WHAT TO PRODUCE → Copy each line exactly. Drop every picture.

DATA EXTRACT →
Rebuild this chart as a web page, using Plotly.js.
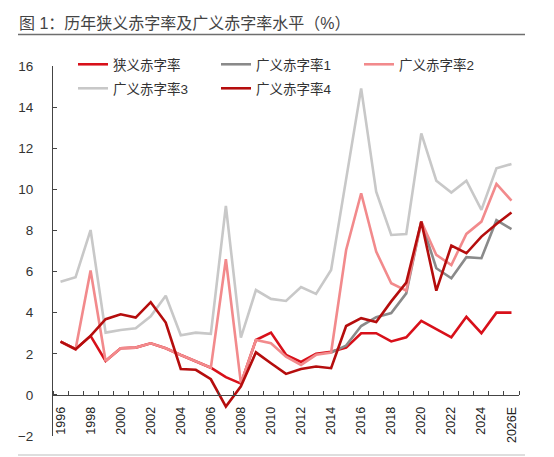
<!DOCTYPE html>
<html>
<head>
<meta charset="utf-8">
<script src="https://cdn.plot.ly/plotly-3.0.1.min.js"></script>
<style>
  html, body { margin: 0; padding: 0; background: #fff; }
  #chart { width: 554px; height: 457px; }
</style>
</head>
<body>
<div id="chart"></div>
<script>
// ---- data ----
const years = [1996,1997,1998,1999,2000,2001,2002,2003,2004,2005,2006,2007,2008,2009,2010,2011,2012,2013,2014,2015,2016,2017,2018,2019,2020,2021,2022,2023,2024,2025,2026];
const tickYears = [1996,1998,2000,2002,2004,2006,2008,2010,2012,2014,2016,2018,2020,2022,2024,2026];
const tickLabels = ["1996","1998","2000","2002","2004","2006","2008","2010","2012","2014","2016","2018","2020","2022","2024","2026E"];

const narrow = [2.59,2.22,2.87,1.65,2.27,2.30,2.51,2.27,1.94,1.62,1.32,0.86,0.55,2.67,3.03,1.95,1.60,2.00,2.10,2.30,3.00,3.00,2.60,2.80,3.60,3.20,2.80,3.80,3.00,4.00,4.00];
const broad1 = [null,null,null,null,null,null,null,null,null,null,null,null,null,null,null,null,null,null,2.06,2.40,3.35,3.78,3.98,4.94,8.43,6.16,5.67,6.70,6.65,8.50,8.07];
const broad2 = [2.59,2.22,6.05,1.65,2.27,2.30,2.51,2.27,1.94,1.62,1.32,6.60,0.57,2.67,2.51,1.86,1.46,1.95,2.06,7.05,9.81,6.97,5.43,5.07,8.43,6.81,6.32,7.83,8.43,10.26,9.45];
const broad3 = [5.51,5.72,8.02,3.03,3.16,3.24,3.82,4.82,2.90,3.03,2.97,9.19,2.79,5.10,4.67,4.57,5.25,4.91,6.08,10.6,14.91,9.89,7.78,7.83,12.72,10.42,9.84,10.42,9.00,11.02,11.23];
const broad4 = [2.59,2.22,2.87,3.68,3.92,3.76,4.51,3.52,1.26,1.22,0.76,-0.57,0.42,2.07,1.54,1.02,1.26,1.38,1.30,3.35,3.73,3.55,4.55,5.46,8.43,5.07,7.26,6.89,7.70,8.31,8.87];

const names = ["狭义赤字率","广义赤字率1","广义赤字率2","广义赤字率3","广义赤字率4"];

// ---- layout geometry (pixels) ----
const W = 554, H = 457;
const M = {l: 53, r: 35, t: 66, b: 21};
const plotW = W - M.l - M.r, plotH = H - M.t - M.b;
const px2x = p => (p - M.l) / plotW;
const px2y = p => (H - M.b - p) / plotH;
const yRange = [-2, 16];
const zeroPos = (0 - yRange[0]) / (yRange[1] - yRange[0]);

const FONT = "Liberation Sans, Noto Sans CJK SC, sans-serif";

function tr(y, name, color, legend) {
  return {x: years, y: y, name: name, type: "scatter", mode: "lines",
          line: {color: color, width: 2.6}, legend: legend,
          connectgaps: false, hoverinfo: "skip"};
}

const traces = [
  tr(narrow, names[0], "#D8101A", "legend"),
  tr(broad1, names[1], "#8A8A8A", "legend"),
  tr(broad2, names[2], "#F28A8C", "legend"),
  tr(broad3, names[3], "#C8C8C8", "legend2"),
  tr(broad4, names[4], "#B50D0D", "legend2")
];

const minorVals = [years[0] - 0.5].concat(years.map(v => v + 0.5));

const legendCommon = {
  orientation: "h", xanchor: "left", yanchor: "middle",
  entrywidth: 98, entrywidthmode: "pixels",
  bgcolor: "rgba(0,0,0,0)", borderwidth: 0,
  font: {family: FONT, size: 13.5, color: "#333"},
  itemclick: false, itemdoubleclick: false
};

const layout = {
  width: W, height: H,
  margin: M,
  paper_bgcolor: "#fff", plot_bgcolor: "#fff",
  font: {family: FONT, color: "#333"},
  showlegend: true,
  title: {
    text: "图 1：历年狭义赤字率及广义赤字率水平（%）",
    xref: "container", yref: "container",
    x: 19 / W, xanchor: "left",
    y: 1 - 23 / H, yanchor: "middle",
    font: {family: FONT, size: 16, color: "#444", weight: "normal"}
  },
  xaxis: {
    type: "linear",
    range: [years[0] - 0.5, years[years.length - 1] + 0.5],
    anchor: "free", position: zeroPos,
    showline: true, linecolor: "#444", linewidth: 1,
    showgrid: false, zeroline: false,
    tickmode: "array", tickvals: tickYears, ticktext: tickLabels,
    ticks: "", tickangle: -90,
    ticklabelstandoff: 6,
    tickfont: {family: FONT, size: 12.5, color: "#222"},
    minor: {tickmode: "array", tickvals: minorVals, ticks: "inside",
            ticklen: 4, tickcolor: "#444", tickwidth: 1, showgrid: false}
  },
  yaxis: {
    range: yRange, dtick: 2, tick0: 0,
    showline: true, linecolor: "#444", linewidth: 1,
    showgrid: false, zeroline: false,
    ticks: "inside", ticklen: 4, tickcolor: "#444",
    ticklabelstandoff: 16,
    tickfont: {family: FONT, size: 13.5, color: "#333"}
  },
  legend: Object.assign({}, legendCommon, {x: px2x(73), y: px2y(64.5)}),
  legend2: Object.assign({}, legendCommon, {x: px2x(73), y: px2y(88.5)}),
  shapes: [
    {type: "line", xref: "paper", yref: "paper",
     x0: px2x(18), x1: px2x(525), y0: px2y(34.5), y1: px2y(34.5),
     line: {color: "#6e6e6e", width: 1.5}},
    {type: "line", xref: "paper", yref: "paper",
     x0: px2x(18), x1: px2x(525), y0: px2y(455), y1: px2y(455),
     line: {color: "#bdbdbd", width: 1}}
  ]
};

Plotly.newPlot("chart", traces, layout, {staticPlot: true, displayModeBar: false});
</script>
</body>
</html>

WRITTEN ANSWER →
Rebuild this chart as a web page, using Plotly.js.
<!DOCTYPE html>
<html>
<head>
<meta charset="utf-8">
<script src="https://cdn.plot.ly/plotly-3.0.1.min.js"></script>
<style>
  html, body { margin: 0; padding: 0; background: #fff; }
  #chart { width: 554px; height: 457px; }
</style>
</head>
<body>
<div id="chart"></div>
<script>
// ---- data ----
const years = [1996,1997,1998,1999,2000,2001,2002,2003,2004,2005,2006,2007,2008,2009,2010,2011,2012,2013,2014,2015,2016,2017,2018,2019,2020,2021,2022,2023,2024,2025,2026];
const tickYears = [1996,1998,2000,2002,2004,2006,2008,2010,2012,2014,2016,2018,2020,2022,2024,2026];
const tickLabels = ["1996","1998","2000","2002","2004","2006","2008","2010","2012","2014","2016","2018","2020","2022","2024","2026E"];

const narrow = [2.59,2.22,2.87,1.65,2.27,2.30,2.51,2.27,1.94,1.62,1.32,0.86,0.55,2.67,3.03,1.95,1.60,2.00,2.10,2.30,3.00,3.00,2.60,2.80,3.60,3.20,2.80,3.80,3.00,4.00,4.00];
const broad1 = [null,null,null,null,null,null,null,null,null,null,null,null,null,null,null,null,null,null,2.06,2.40,3.35,3.78,3.98,4.94,8.43,6.16,5.67,6.70,6.65,8.50,8.07];
const broad2 = [2.59,2.22,6.05,1.65,2.27,2.30,2.51,2.27,1.94,1.62,1.32,6.60,0.57,2.67,2.51,1.86,1.46,1.95,2.06,7.05,9.81,6.97,5.43,5.07,8.43,6.81,6.32,7.83,8.43,10.26,9.45];
const broad3 = [5.51,5.72,8.02,3.03,3.16,3.24,3.82,4.82,2.90,3.03,2.97,9.19,2.79,5.10,4.67,4.57,5.25,4.91,6.08,10.6,14.91,9.89,7.78,7.83,12.72,10.42,9.84,10.42,9.00,11.02,11.23];
const broad4 = [2.59,2.22,2.87,3.68,3.92,3.76,4.51,3.52,1.26,1.22,0.76,-0.57,0.42,2.07,1.54,1.02,1.26,1.38,1.30,3.35,3.73,3.55,4.55,5.46,8.43,5.07,7.26,6.89,7.70,8.31,8.87];

const names = ["狭义赤字率","广义赤字率1","广义赤字率2","广义赤字率3","广义赤字率4"];

// ---- layout geometry (pixels) ----
const W = 554, H = 457;
const M = {l: 53, r: 35, t: 66, b: 21};
const plotW = W - M.l - M.r, plotH = H - M.t - M.b;
const px2x = p => (p - M.l) / plotW;
const px2y = p => (H - M.b - p) / plotH;
const yRange = [-2, 16];
const zeroPos = (0 - yRange[0]) / (yRange[1] - yRange[0]);

const FONT = "Liberation Sans, Noto Sans CJK SC, sans-serif";

function tr(y, name, color, legend) {
  return {x: years, y: y, name: name, type: "scatter", mode: "lines",
          line: {color: color, width: 2.6}, legend: legend,
          connectgaps: false, hoverinfo: "skip"};
}

const traces = [
  tr(narrow, names[0], "#D8101A", "legend"),
  tr(broad1, names[1], "#8A8A8A", "legend"),
  tr(broad2, names[2], "#F28A8C", "legend"),
  tr(broad3, names[3], "#C8C8C8", "legend2"),
  tr(broad4, names[4], "#B50D0D", "legend2")
];

const minorVals = [years[0] - 0.5].concat(years.map(v => v + 0.5));

const legendCommon = {
  orientation: "h", xanchor: "left", yanchor: "middle",
  entrywidth: 98, entrywidthmode: "pixels",
  bgcolor: "rgba(0,0,0,0)", borderwidth: 0,
  font: {family: FONT, size: 13.5, color: "#333"},
  itemclick: false, itemdoubleclick: false
};

const layout = {
  width: W, height: H,
  margin: M,
  paper_bgcolor: "#fff", plot_bgcolor: "#fff",
  font: {family: FONT, color: "#333"},
  showlegend: true,
  title: {
    text: "图 1：历年狭义赤字率及广义赤字率水平（%）",
    xref: "container", yref: "container",
    x: 19 / W, xanchor: "left",
    y: 1 - 23 / H, yanchor: "middle",
    font: {family: FONT, size: 16, color: "#444", weight: "normal"}
  },
  xaxis: {
    type: "linear",
    range: [years[0] - 0.5, years[years.length - 1] + 0.5],
    anchor: "free", position: zeroPos,
    showline: true, linecolor: "#444", linewidth: 1,
    showgrid: false, zeroline: false,
    tickmode: "array", tickvals: tickYears, ticktext: tickLabels,
    ticks: "", tickangle: -90,
    ticklabelstandoff: 6,
    tickfont: {family: FONT, size: 12.5, color: "#222"},
    minor: {tickmode: "array", tickvals: minorVals, ticks: "inside",
            ticklen: 4, tickcolor: "#444", tickwidth: 1, showgrid: false}
  },
  yaxis: {
    range: yRange, dtick: 2, tick0: 0,
    showline: true, linecolor: "#444", linewidth: 1,
    showgrid: false, zeroline: false,
    ticks: "inside", ticklen: 4, tickcolor: "#444",
    ticklabelstandoff: 16,
    tickfont: {family: FONT, size: 13.5, color: "#333"}
  },
  legend: Object.assign({}, legendCommon, {x: px2x(73), y: px2y(64.5)}),
  legend2: Object.assign({}, legendCommon, {x: px2x(73), y: px2y(88.5)}),
  shapes: [
    {type: "line", xref: "paper", yref: "paper",
     x0: px2x(18), x1: px2x(525), y0: px2y(34.5), y1: px2y(34.5),
     line: {color: "#6e6e6e", width: 1.5}},
    {type: "line", xref: "paper", yref: "paper",
     x0: px2x(18), x1: px2x(525), y0: px2y(455), y1: px2y(455),
     line: {color: "#bdbdbd", width: 1}}
  ]
};

Plotly.newPlot("chart", traces, layout, {staticPlot: true, displayModeBar: false});
</script>
</body>
</html>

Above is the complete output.